## EXERCISE
Return all of the data exactly as written, without the pictures.

## COLLECTED MATERIAL
————

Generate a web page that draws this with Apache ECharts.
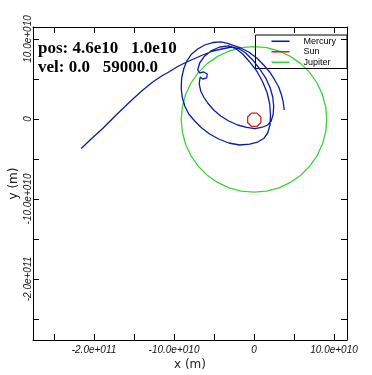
<!DOCTYPE html>
<html><head><meta charset="utf-8">
<script src="https://cdn.jsdelivr.net/npm/echarts@6/dist/echarts.min.js"></script>
<style>html,body{margin:0;padding:0;background:#fff}#c{width:372px;height:375px}</style>
</head><body><div id="c"></div>
<script>
// Values in units of 1e9 m (Gm), converted to metres below
const GM = 1e9;
const mercuryPath = [
 [37.8,11.3],[36.5,21.3],[34.0,31.3],[30.9,40.0],[25.9,48.8],[19.6,58.8],[12.1,67.5],[3.4,76.3],[-6.6,83.8],[-16.6,88.8],[-24.1,91.3],
 [-32.9,94.4],[-41.6,96.3],[-51.6,95.6],[-61.6,92.5],[-70.4,87.5],[-77.9,81.3],[-84.1,72.5],[-87.9,62.5],[-90.4,51.3],[-91.0,38.8],
 [-89.8,27.5],[-86.6,16.3],[-81.6,6.3],[-74.1,-2.5],[-65.4,-11.3],[-55.4,-18.8],[-44.1,-25.0],[-31.6,-30.0],[-17.9,-32.5],[-5.4,-31.3],
 [4.6,-28.8],[12.1,-24.4],[17.1,-17.5],[20.0,-7.5],[20.6,5.0],[19.6,18.8],[16.5,32.5],[10.9,46.3],[3.4,60.0],[-5.4,71.3],[-14.1,81.3],[-22.9,88.1],
 [-31.6,91.3],[-42.9,90.0],[-52.9,85.6],[-61.6,78.8],[-67.9,70.0],[-70.4,61.3],
 [-67.9,57.5],[-62.9,58.8],[-58.5,56.3],[-59.1,51.3],[-64.1,50.0],[-67.3,52.5],
 [-68.5,43.8],[-66.6,35.0],[-62.9,27.5],[-57.9,20.0],[-50.4,11.3],[-41.6,3.8],[-31.6,-2.5],[-20.4,-7.5],[-9.1,-10.6],[0.9,-11.9],
 [9.6,-10.6],[17.1,-7.5],[21.5,-2.5],[24.0,6.3],[24.6,16.3],[23.4,27.5],[20.3,38.8],[14.6,51.3],[7.1,62.5],[-1.6,73.8],[-10.4,82.5],[-19.1,88.1],[-27.9,90.0],
 [-40.4,87.5],[-52.9,84.4],[-64.1,80.0],[-74.1,75.6],[-85.4,70.6],[-95.4,65.6],[-105.4,59.4],[-115.4,53.8],[-126.6,46.3],[-140.4,35.0],
 [-155.4,21.3],[-172.9,4.4],[-189.1,-11.9],[-202.9,-24.4],[-216.0,-36.9]
];
const sunPath = [
 [8.6,2.4],[3.7,7.3],[-3.1,7.3],[-8.0,2.4],[-8.0,-4.4],[-3.1,-9.3],[3.7,-9.3],[8.6,-4.4],[8.6,2.4]
];
const jupiterPath = [
 [91,-0.5],[89.6,15.3],[85.5,30.6],[78.8,45.0],[69.7,58.0],[58.5,69.2],[45.5,78.3],[31.1,85.0],[15.8,89.1],[0,90.5],
 [-15.8,89.1],[-31.1,85.0],[-45.5,78.3],[-58.5,69.2],[-69.7,58.0],[-78.8,45.0],[-85.5,30.6],[-89.6,15.3],[-91,-0.5],
 [-89.6,-16.3],[-85.5,-31.6],[-78.8,-46.0],[-69.7,-59.0],[-58.5,-70.2],[-45.5,-79.3],[-31.1,-86.0],[-15.8,-90.1],[0,-91.5],
 [15.8,-90.1],[31.1,-86.0],[45.5,-79.3],[58.5,-70.2],[69.7,-59.0],[78.8,-46.0],[85.5,-31.6],[89.6,-16.3],[91,-0.5]
];
const seriesNames = ['Mercury','Sun','Jupiter'];
const tickValues = [-2.5e11,-2e11,-1.5e11,-1e11,-5e10,0,5e10,1e11];
const xLabelValues = [-2e11,-1e11,0,1e11];
const xTickLabels = ['-2.0e+011','-10.0e+010','0','10.0e+010'];
const yLabelValues = [1e11,0,-1e11,-2e11];
const yTickLabels = ['10.0e+010','0','-10.0e+010','-2.0e+011'];
const infoLines = ['pos: 4.6e10   1.0e10','vel: 0.0   59000.0'];

const toM = p => p.map(([x,y]) => [x*GM, y*GM]);
const fmt = (vals, labels) => v => { for (let i=0;i<vals.length;i++) if (Math.abs(vals[i]-v) < 1) return labels[i]; return ''; };

const X_MIN = -2.7625e11, X_MAX = 1.1625e11, Y_MIN = -2.7625e11, Y_MAX = 1.15e11;
const tickStyle = {show:true, inside:true, length:6, customValues:tickValues, lineStyle:{color:'#000', width:1}};
const lineAx = {show:true, onZero:false, lineStyle:{color:'#000', width:1}};
const lblFont = {fontStyle:'italic', fontFamily:'Liberation Sans', fontSize:10, color:'#111'};

const chart = echarts.init(document.getElementById('c'));
chart.setOption({
  animation:false,
  backgroundColor:'#fff',
  grid:{left:33, top:27, width:314, height:313, containLabel:false, outerBoundsMode:'none'},
  xAxis:[
    {type:'value', min:X_MIN, max:X_MAX, position:'bottom', axisLine:lineAx, splitLine:{show:false}, axisTick:tickStyle,
     axisLabel:Object.assign({customValues:xLabelValues, formatter:fmt(xLabelValues,xTickLabels), margin:5}, lblFont),
     name:'x (m)', nameLocation:'middle', nameGap:19, nameMoveOverlap:false, nameTextStyle:{fontFamily:'DejaVu Sans', fontSize:12, color:'#222'}},
    {type:'value', min:X_MIN, max:X_MAX, position:'top', axisLine:lineAx, splitLine:{show:false}, axisTick:tickStyle, axisLabel:{show:false}}
  ],
  yAxis:[
    {type:'value', min:Y_MIN, max:Y_MAX, position:'left', axisLine:lineAx, splitLine:{show:false}, axisTick:tickStyle,
     axisLabel:Object.assign({customValues:yLabelValues, formatter:fmt(yLabelValues,yTickLabels), rotate:90, margin:0}, lblFont),
     name:'y (m)', nameLocation:'middle', nameGap:13, nameRotate:90, nameMoveOverlap:false, nameTextStyle:{fontFamily:'DejaVu Sans', fontSize:12, color:'#222'}},
    {type:'value', min:Y_MIN, max:Y_MAX, position:'right', axisLine:lineAx, splitLine:{show:false}, axisTick:tickStyle, axisLabel:{show:false}}
  ],
  legend:{data:seriesNames, orient:'vertical', right:25, top:35, icon:'rect', itemWidth:18, itemHeight:1.5, itemGap:0,
    padding:[1,11,1,16], borderColor:'#000', borderWidth:1,
    textStyle:{fontFamily:'Liberation Sans', fontSize:9, color:'#000', lineHeight:10.5, padding:[0,0,0,9]}},
  graphic:[
    {type:'text', left:38, top:40, style:{text:infoLines[0], font:'bold 17px "Liberation Serif"', fill:'#000'}},
    {type:'text', left:38, top:59, style:{text:infoLines[1], font:'bold 17px "Liberation Serif"', fill:'#000'}}
  ],
  series:[
    {name:seriesNames[0], type:'line', data:toM(mercuryPath), showSymbol:false, symbol:'none', z:4,
     lineStyle:{color:'#0c1ca0', width:1.3}, itemStyle:{color:'#0c1ca0'}},
    {name:seriesNames[1], type:'line', data:toM(sunPath), showSymbol:false, symbol:'none', z:3,
     lineStyle:{color:'#d02020', width:1.3}, itemStyle:{color:'#d02020'}},
    {name:seriesNames[2], type:'line', data:toM(jupiterPath), showSymbol:false, symbol:'none', z:2,
     lineStyle:{color:'#3ad43a', width:1.3}, itemStyle:{color:'#3ad43a'}}
  ]
});
</script></body></html>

————

## RESULT
Generate a web page that draws this with Apache ECharts.
<!DOCTYPE html>
<html><head><meta charset="utf-8">
<script src="https://cdn.jsdelivr.net/npm/echarts@6/dist/echarts.min.js"></script>
<style>html,body{margin:0;padding:0;background:#fff}#c{width:372px;height:375px}</style>
</head><body><div id="c"></div>
<script>
// Values in units of 1e9 m (Gm), converted to metres below
const GM = 1e9;
const mercuryPath = [
 [37.8,11.3],[36.5,21.3],[34.0,31.3],[30.9,40.0],[25.9,48.8],[19.6,58.8],[12.1,67.5],[3.4,76.3],[-6.6,83.8],[-16.6,88.8],[-24.1,91.3],
 [-32.9,94.4],[-41.6,96.3],[-51.6,95.6],[-61.6,92.5],[-70.4,87.5],[-77.9,81.3],[-84.1,72.5],[-87.9,62.5],[-90.4,51.3],[-91.0,38.8],
 [-89.8,27.5],[-86.6,16.3],[-81.6,6.3],[-74.1,-2.5],[-65.4,-11.3],[-55.4,-18.8],[-44.1,-25.0],[-31.6,-30.0],[-17.9,-32.5],[-5.4,-31.3],
 [4.6,-28.8],[12.1,-24.4],[17.1,-17.5],[20.0,-7.5],[20.6,5.0],[19.6,18.8],[16.5,32.5],[10.9,46.3],[3.4,60.0],[-5.4,71.3],[-14.1,81.3],[-22.9,88.1],
 [-31.6,91.3],[-42.9,90.0],[-52.9,85.6],[-61.6,78.8],[-67.9,70.0],[-70.4,61.3],
 [-67.9,57.5],[-62.9,58.8],[-58.5,56.3],[-59.1,51.3],[-64.1,50.0],[-67.3,52.5],
 [-68.5,43.8],[-66.6,35.0],[-62.9,27.5],[-57.9,20.0],[-50.4,11.3],[-41.6,3.8],[-31.6,-2.5],[-20.4,-7.5],[-9.1,-10.6],[0.9,-11.9],
 [9.6,-10.6],[17.1,-7.5],[21.5,-2.5],[24.0,6.3],[24.6,16.3],[23.4,27.5],[20.3,38.8],[14.6,51.3],[7.1,62.5],[-1.6,73.8],[-10.4,82.5],[-19.1,88.1],[-27.9,90.0],
 [-40.4,87.5],[-52.9,84.4],[-64.1,80.0],[-74.1,75.6],[-85.4,70.6],[-95.4,65.6],[-105.4,59.4],[-115.4,53.8],[-126.6,46.3],[-140.4,35.0],
 [-155.4,21.3],[-172.9,4.4],[-189.1,-11.9],[-202.9,-24.4],[-216.0,-36.9]
];
const sunPath = [
 [8.6,2.4],[3.7,7.3],[-3.1,7.3],[-8.0,2.4],[-8.0,-4.4],[-3.1,-9.3],[3.7,-9.3],[8.6,-4.4],[8.6,2.4]
];
const jupiterPath = [
 [91,-0.5],[89.6,15.3],[85.5,30.6],[78.8,45.0],[69.7,58.0],[58.5,69.2],[45.5,78.3],[31.1,85.0],[15.8,89.1],[0,90.5],
 [-15.8,89.1],[-31.1,85.0],[-45.5,78.3],[-58.5,69.2],[-69.7,58.0],[-78.8,45.0],[-85.5,30.6],[-89.6,15.3],[-91,-0.5],
 [-89.6,-16.3],[-85.5,-31.6],[-78.8,-46.0],[-69.7,-59.0],[-58.5,-70.2],[-45.5,-79.3],[-31.1,-86.0],[-15.8,-90.1],[0,-91.5],
 [15.8,-90.1],[31.1,-86.0],[45.5,-79.3],[58.5,-70.2],[69.7,-59.0],[78.8,-46.0],[85.5,-31.6],[89.6,-16.3],[91,-0.5]
];
const seriesNames = ['Mercury','Sun','Jupiter'];
const tickValues = [-2.5e11,-2e11,-1.5e11,-1e11,-5e10,0,5e10,1e11];
const xLabelValues = [-2e11,-1e11,0,1e11];
const xTickLabels = ['-2.0e+011','-10.0e+010','0','10.0e+010'];
const yLabelValues = [1e11,0,-1e11,-2e11];
const yTickLabels = ['10.0e+010','0','-10.0e+010','-2.0e+011'];
const infoLines = ['pos: 4.6e10   1.0e10','vel: 0.0   59000.0'];

const toM = p => p.map(([x,y]) => [x*GM, y*GM]);
const fmt = (vals, labels) => v => { for (let i=0;i<vals.length;i++) if (Math.abs(vals[i]-v) < 1) return labels[i]; return ''; };

const X_MIN = -2.7625e11, X_MAX = 1.1625e11, Y_MIN = -2.7625e11, Y_MAX = 1.15e11;
const tickStyle = {show:true, inside:true, length:6, customValues:tickValues, lineStyle:{color:'#000', width:1}};
const lineAx = {show:true, onZero:false, lineStyle:{color:'#000', width:1}};
const lblFont = {fontStyle:'italic', fontFamily:'Liberation Sans', fontSize:10, color:'#111'};

const chart = echarts.init(document.getElementById('c'));
chart.setOption({
  animation:false,
  backgroundColor:'#fff',
  grid:{left:33, top:27, width:314, height:313, containLabel:false, outerBoundsMode:'none'},
  xAxis:[
    {type:'value', min:X_MIN, max:X_MAX, position:'bottom', axisLine:lineAx, splitLine:{show:false}, axisTick:tickStyle,
     axisLabel:Object.assign({customValues:xLabelValues, formatter:fmt(xLabelValues,xTickLabels), margin:5}, lblFont),
     name:'x (m)', nameLocation:'middle', nameGap:19, nameMoveOverlap:false, nameTextStyle:{fontFamily:'DejaVu Sans', fontSize:12, color:'#222'}},
    {type:'value', min:X_MIN, max:X_MAX, position:'top', axisLine:lineAx, splitLine:{show:false}, axisTick:tickStyle, axisLabel:{show:false}}
  ],
  yAxis:[
    {type:'value', min:Y_MIN, max:Y_MAX, position:'left', axisLine:lineAx, splitLine:{show:false}, axisTick:tickStyle,
     axisLabel:Object.assign({customValues:yLabelValues, formatter:fmt(yLabelValues,yTickLabels), rotate:90, margin:0}, lblFont),
     name:'y (m)', nameLocation:'middle', nameGap:13, nameRotate:90, nameMoveOverlap:false, nameTextStyle:{fontFamily:'DejaVu Sans', fontSize:12, color:'#222'}},
    {type:'value', min:Y_MIN, max:Y_MAX, position:'right', axisLine:lineAx, splitLine:{show:false}, axisTick:tickStyle, axisLabel:{show:false}}
  ],
  legend:{data:seriesNames, orient:'vertical', right:25, top:35, icon:'rect', itemWidth:18, itemHeight:1.5, itemGap:0,
    padding:[1,11,1,16], borderColor:'#000', borderWidth:1,
    textStyle:{fontFamily:'Liberation Sans', fontSize:9, color:'#000', lineHeight:10.5, padding:[0,0,0,9]}},
  graphic:[
    {type:'text', left:38, top:40, style:{text:infoLines[0], font:'bold 17px "Liberation Serif"', fill:'#000'}},
    {type:'text', left:38, top:59, style:{text:infoLines[1], font:'bold 17px "Liberation Serif"', fill:'#000'}}
  ],
  series:[
    {name:seriesNames[0], type:'line', data:toM(mercuryPath), showSymbol:false, symbol:'none', z:4,
     lineStyle:{color:'#0c1ca0', width:1.3}, itemStyle:{color:'#0c1ca0'}},
    {name:seriesNames[1], type:'line', data:toM(sunPath), showSymbol:false, symbol:'none', z:3,
     lineStyle:{color:'#d02020', width:1.3}, itemStyle:{color:'#d02020'}},
    {name:seriesNames[2], type:'line', data:toM(jupiterPath), showSymbol:false, symbol:'none', z:2,
     lineStyle:{color:'#3ad43a', width:1.3}, itemStyle:{color:'#3ad43a'}}
  ]
});
</script></body></html>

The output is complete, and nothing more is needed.